The US-China Economic and Security Review Commission (USCC) released a report on April 14, accusing the two apps Shein and Temu of posing data risks and violating intellectual property. The USCC is an agency established by the US Congress in 2020. This is the latest move showing a wave of opposition to Chinese businesses in the US, after ByteDance's short video app TikTok was banned on federal devices.
The USCC report focuses on Shein, a popular fashion platform that was founded in China and is headquartered in Singapore. According to the report, the app requires users to share data and activity from other apps, including social media, in exchange for discount codes and special offers on Shein products.
Shein “struggles to protect user data,” the report added, citing a $1.9 million fine imposed by New York state on parent company Zoetop last year for mishandling credit card and other personal information.
Other issues raised in the report include copying other brands' designs and negative impacts on the environment. However, a Shein representative affirmed that the company provides services and goods with complete respect for the community.
Temu, an online shopping site owned by PDD Holdings, the company behind the popular e-commerce app Pinduoduo in mainland China, was also named by the USCC. “Like Shein, Temu’s success raises questions about its business practices,” the report said.
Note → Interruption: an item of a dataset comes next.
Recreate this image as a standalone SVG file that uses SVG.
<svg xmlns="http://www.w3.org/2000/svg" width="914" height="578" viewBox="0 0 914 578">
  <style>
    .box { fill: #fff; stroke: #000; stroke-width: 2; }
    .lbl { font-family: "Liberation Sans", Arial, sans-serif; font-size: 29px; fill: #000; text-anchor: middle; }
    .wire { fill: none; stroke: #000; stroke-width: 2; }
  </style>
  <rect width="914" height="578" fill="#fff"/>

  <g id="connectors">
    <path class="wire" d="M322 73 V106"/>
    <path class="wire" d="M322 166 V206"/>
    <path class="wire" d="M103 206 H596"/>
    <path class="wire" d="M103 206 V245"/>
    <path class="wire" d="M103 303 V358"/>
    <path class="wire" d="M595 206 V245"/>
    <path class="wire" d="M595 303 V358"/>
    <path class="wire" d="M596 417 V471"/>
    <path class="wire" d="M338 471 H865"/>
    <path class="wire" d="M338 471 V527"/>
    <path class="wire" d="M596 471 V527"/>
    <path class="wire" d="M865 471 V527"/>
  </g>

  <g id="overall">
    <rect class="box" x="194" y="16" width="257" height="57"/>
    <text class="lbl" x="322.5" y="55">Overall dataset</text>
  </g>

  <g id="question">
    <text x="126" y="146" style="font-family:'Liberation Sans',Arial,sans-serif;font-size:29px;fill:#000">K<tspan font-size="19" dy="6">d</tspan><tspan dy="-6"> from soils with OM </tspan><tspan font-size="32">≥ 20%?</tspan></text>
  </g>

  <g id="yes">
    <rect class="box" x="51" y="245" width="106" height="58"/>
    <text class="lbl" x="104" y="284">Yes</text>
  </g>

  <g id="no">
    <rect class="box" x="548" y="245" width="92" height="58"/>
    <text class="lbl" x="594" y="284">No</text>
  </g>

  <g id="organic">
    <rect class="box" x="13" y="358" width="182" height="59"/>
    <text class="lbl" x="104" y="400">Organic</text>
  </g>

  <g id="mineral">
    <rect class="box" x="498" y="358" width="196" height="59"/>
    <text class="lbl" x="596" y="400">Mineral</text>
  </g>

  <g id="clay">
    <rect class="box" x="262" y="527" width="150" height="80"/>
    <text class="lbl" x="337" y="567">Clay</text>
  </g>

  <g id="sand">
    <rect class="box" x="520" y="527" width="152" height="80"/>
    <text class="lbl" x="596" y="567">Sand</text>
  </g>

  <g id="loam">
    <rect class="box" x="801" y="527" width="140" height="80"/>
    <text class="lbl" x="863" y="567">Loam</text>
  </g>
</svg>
The USCC accused Temu of copyright infringement and product quality concerns.
Last month, Google Play suspended Pinduoduo following complaints that malicious code appeared in the app, accessing private messages without users' knowledge.
Shein and Temu are the latest Chinese success stories in the U.S. Shein accounted for about 50% of fast-fashion sales in the U.S. by November 2022, ahead of H&M (16%) and Zara (13%), according to Bloomberg. Meanwhile, Temu saw a 45% spike in downloads and a 20% increase in daily active users after running a Super Bowl ad in February, according to Sensor Tower.